* **TO BE DONE**
Repeat the data word for word. Do not include the pictures.

* **DATA SECTION**
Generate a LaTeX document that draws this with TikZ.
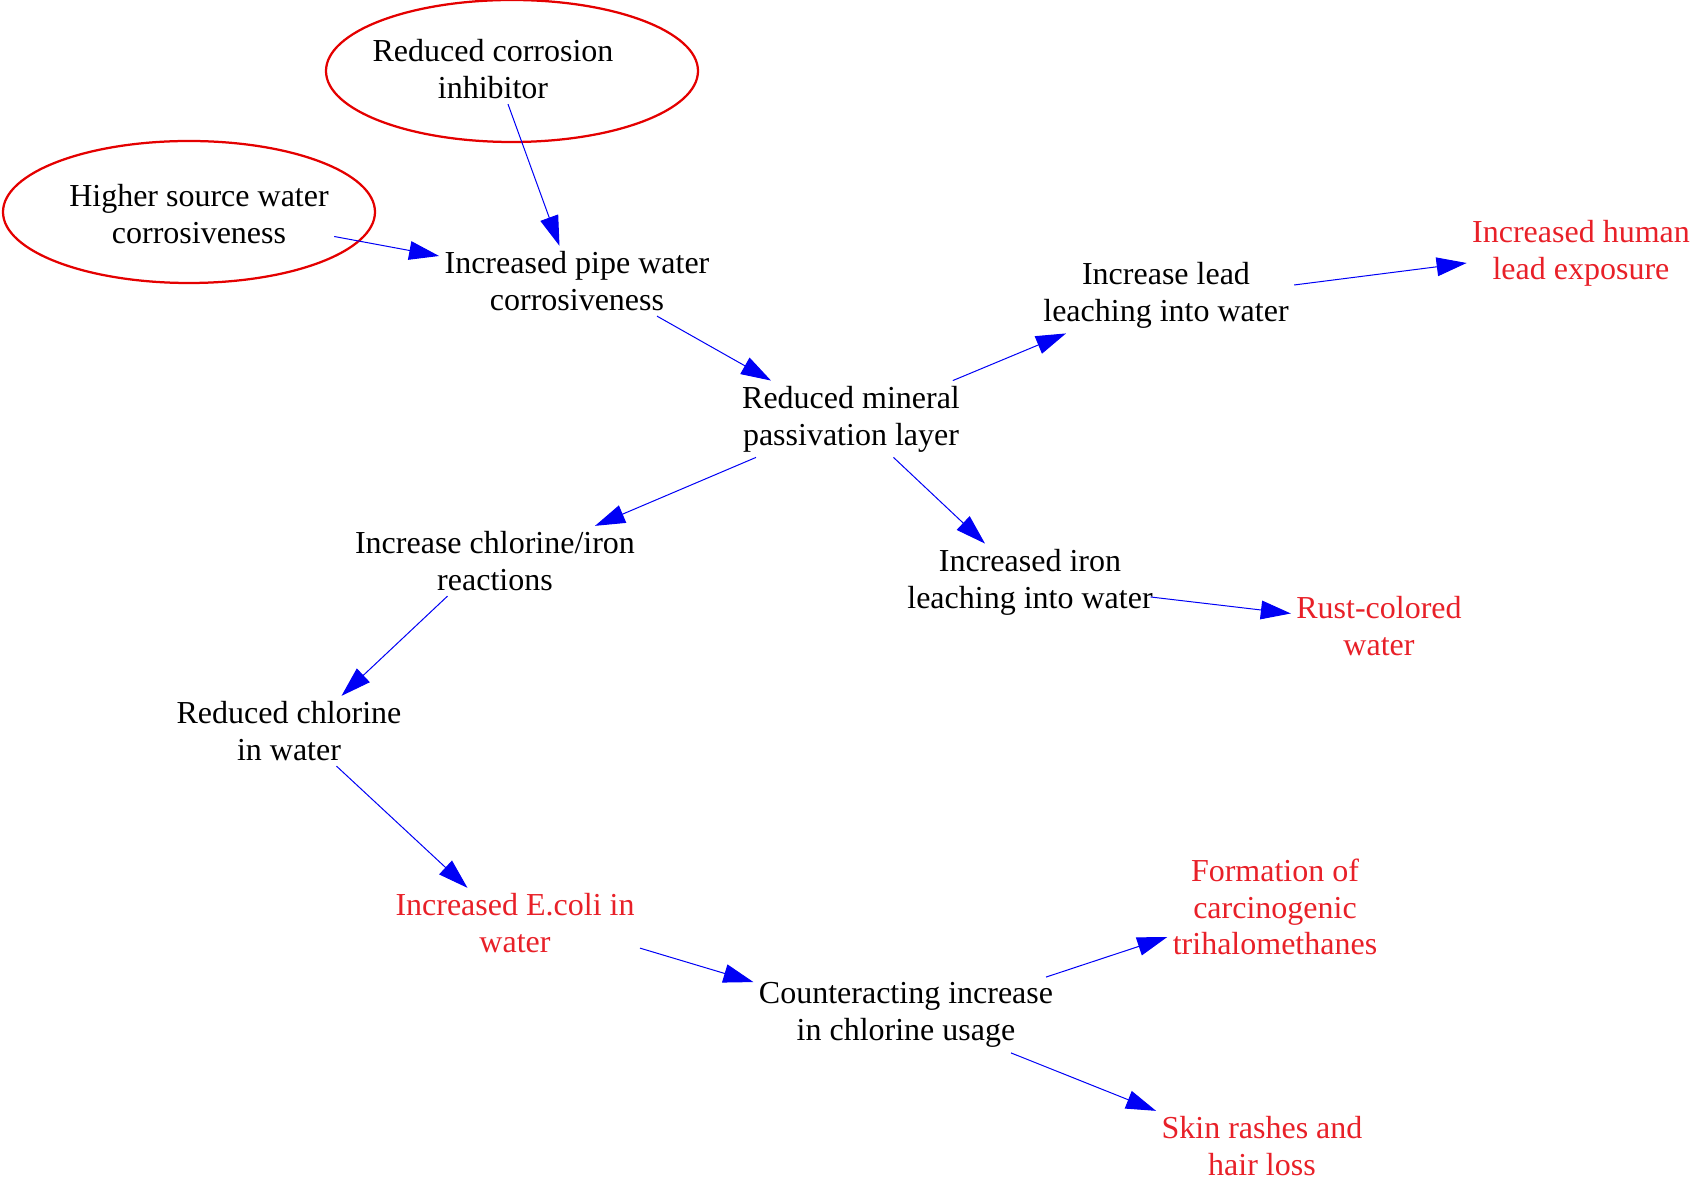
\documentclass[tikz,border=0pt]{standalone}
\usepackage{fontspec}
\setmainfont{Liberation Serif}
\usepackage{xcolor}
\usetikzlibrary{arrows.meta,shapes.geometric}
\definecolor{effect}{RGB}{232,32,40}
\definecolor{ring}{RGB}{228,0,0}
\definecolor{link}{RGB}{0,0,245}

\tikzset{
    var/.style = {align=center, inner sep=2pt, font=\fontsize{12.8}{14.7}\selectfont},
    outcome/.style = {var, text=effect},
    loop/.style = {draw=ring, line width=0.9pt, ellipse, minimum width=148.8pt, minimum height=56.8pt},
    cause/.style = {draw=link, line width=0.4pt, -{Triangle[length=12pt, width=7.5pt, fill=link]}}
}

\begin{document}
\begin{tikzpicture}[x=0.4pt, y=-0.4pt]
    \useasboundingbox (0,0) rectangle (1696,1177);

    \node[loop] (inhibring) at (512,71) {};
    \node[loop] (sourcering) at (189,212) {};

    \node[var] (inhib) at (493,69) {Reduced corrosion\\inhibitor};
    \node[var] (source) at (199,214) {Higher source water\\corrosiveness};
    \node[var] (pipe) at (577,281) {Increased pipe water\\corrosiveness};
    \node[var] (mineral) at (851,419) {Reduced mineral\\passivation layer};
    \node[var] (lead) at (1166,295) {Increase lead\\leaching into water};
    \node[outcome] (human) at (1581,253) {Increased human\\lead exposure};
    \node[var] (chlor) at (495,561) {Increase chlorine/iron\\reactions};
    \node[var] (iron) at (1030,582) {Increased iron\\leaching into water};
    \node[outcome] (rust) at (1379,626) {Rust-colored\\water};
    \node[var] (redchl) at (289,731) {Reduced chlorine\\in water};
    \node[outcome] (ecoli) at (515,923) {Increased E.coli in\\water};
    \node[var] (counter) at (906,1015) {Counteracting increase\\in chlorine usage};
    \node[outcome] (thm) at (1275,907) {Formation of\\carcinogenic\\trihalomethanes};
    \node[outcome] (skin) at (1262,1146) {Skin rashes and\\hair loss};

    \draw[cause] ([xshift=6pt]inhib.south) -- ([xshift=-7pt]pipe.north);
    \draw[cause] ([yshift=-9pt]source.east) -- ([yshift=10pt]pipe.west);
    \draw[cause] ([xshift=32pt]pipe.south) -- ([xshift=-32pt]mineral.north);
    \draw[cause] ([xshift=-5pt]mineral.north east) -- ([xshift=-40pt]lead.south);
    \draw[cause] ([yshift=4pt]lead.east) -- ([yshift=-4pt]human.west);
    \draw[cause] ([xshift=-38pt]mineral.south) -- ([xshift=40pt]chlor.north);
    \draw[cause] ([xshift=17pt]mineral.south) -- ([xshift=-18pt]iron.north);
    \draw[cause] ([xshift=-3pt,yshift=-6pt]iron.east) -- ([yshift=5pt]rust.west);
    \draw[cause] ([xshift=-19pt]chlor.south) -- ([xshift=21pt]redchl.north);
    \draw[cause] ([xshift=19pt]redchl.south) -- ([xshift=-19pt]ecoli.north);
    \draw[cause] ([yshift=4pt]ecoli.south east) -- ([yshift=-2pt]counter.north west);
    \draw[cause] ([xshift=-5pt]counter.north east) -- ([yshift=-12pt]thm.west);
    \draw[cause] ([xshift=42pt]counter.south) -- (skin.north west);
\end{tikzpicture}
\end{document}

* **REPLY TO THE EXERCISE**
Generate a LaTeX document that draws this with TikZ.
\documentclass[tikz,border=0pt]{standalone}
\usepackage{fontspec}
\setmainfont{Liberation Serif}
\usepackage{xcolor}
\usetikzlibrary{arrows.meta,shapes.geometric}
\definecolor{effect}{RGB}{232,32,40}
\definecolor{ring}{RGB}{228,0,0}
\definecolor{link}{RGB}{0,0,245}

\tikzset{
    var/.style = {align=center, inner sep=2pt, font=\fontsize{12.8}{14.7}\selectfont},
    outcome/.style = {var, text=effect},
    loop/.style = {draw=ring, line width=0.9pt, ellipse, minimum width=148.8pt, minimum height=56.8pt},
    cause/.style = {draw=link, line width=0.4pt, -{Triangle[length=12pt, width=7.5pt, fill=link]}}
}

\begin{document}
\begin{tikzpicture}[x=0.4pt, y=-0.4pt]
    \useasboundingbox (0,0) rectangle (1696,1177);

    \node[loop] (inhibring) at (512,71) {};
    \node[loop] (sourcering) at (189,212) {};

    \node[var] (inhib) at (493,69) {Reduced corrosion\\inhibitor};
    \node[var] (source) at (199,214) {Higher source water\\corrosiveness};
    \node[var] (pipe) at (577,281) {Increased pipe water\\corrosiveness};
    \node[var] (mineral) at (851,419) {Reduced mineral\\passivation layer};
    \node[var] (lead) at (1166,295) {Increase lead\\leaching into water};
    \node[outcome] (human) at (1581,253) {Increased human\\lead exposure};
    \node[var] (chlor) at (495,561) {Increase chlorine/iron\\reactions};
    \node[var] (iron) at (1030,582) {Increased iron\\leaching into water};
    \node[outcome] (rust) at (1379,626) {Rust-colored\\water};
    \node[var] (redchl) at (289,731) {Reduced chlorine\\in water};
    \node[outcome] (ecoli) at (515,923) {Increased E.coli in\\water};
    \node[var] (counter) at (906,1015) {Counteracting increase\\in chlorine usage};
    \node[outcome] (thm) at (1275,907) {Formation of\\carcinogenic\\trihalomethanes};
    \node[outcome] (skin) at (1262,1146) {Skin rashes and\\hair loss};

    \draw[cause] ([xshift=6pt]inhib.south) -- ([xshift=-7pt]pipe.north);
    \draw[cause] ([yshift=-9pt]source.east) -- ([yshift=10pt]pipe.west);
    \draw[cause] ([xshift=32pt]pipe.south) -- ([xshift=-32pt]mineral.north);
    \draw[cause] ([xshift=-5pt]mineral.north east) -- ([xshift=-40pt]lead.south);
    \draw[cause] ([yshift=4pt]lead.east) -- ([yshift=-4pt]human.west);
    \draw[cause] ([xshift=-38pt]mineral.south) -- ([xshift=40pt]chlor.north);
    \draw[cause] ([xshift=17pt]mineral.south) -- ([xshift=-18pt]iron.north);
    \draw[cause] ([xshift=-3pt,yshift=-6pt]iron.east) -- ([yshift=5pt]rust.west);
    \draw[cause] ([xshift=-19pt]chlor.south) -- ([xshift=21pt]redchl.north);
    \draw[cause] ([xshift=19pt]redchl.south) -- ([xshift=-19pt]ecoli.north);
    \draw[cause] ([yshift=4pt]ecoli.south east) -- ([yshift=-2pt]counter.north west);
    \draw[cause] ([xshift=-5pt]counter.north east) -- ([yshift=-12pt]thm.west);
    \draw[cause] ([xshift=42pt]counter.south) -- (skin.north west);
\end{tikzpicture}
\end{document}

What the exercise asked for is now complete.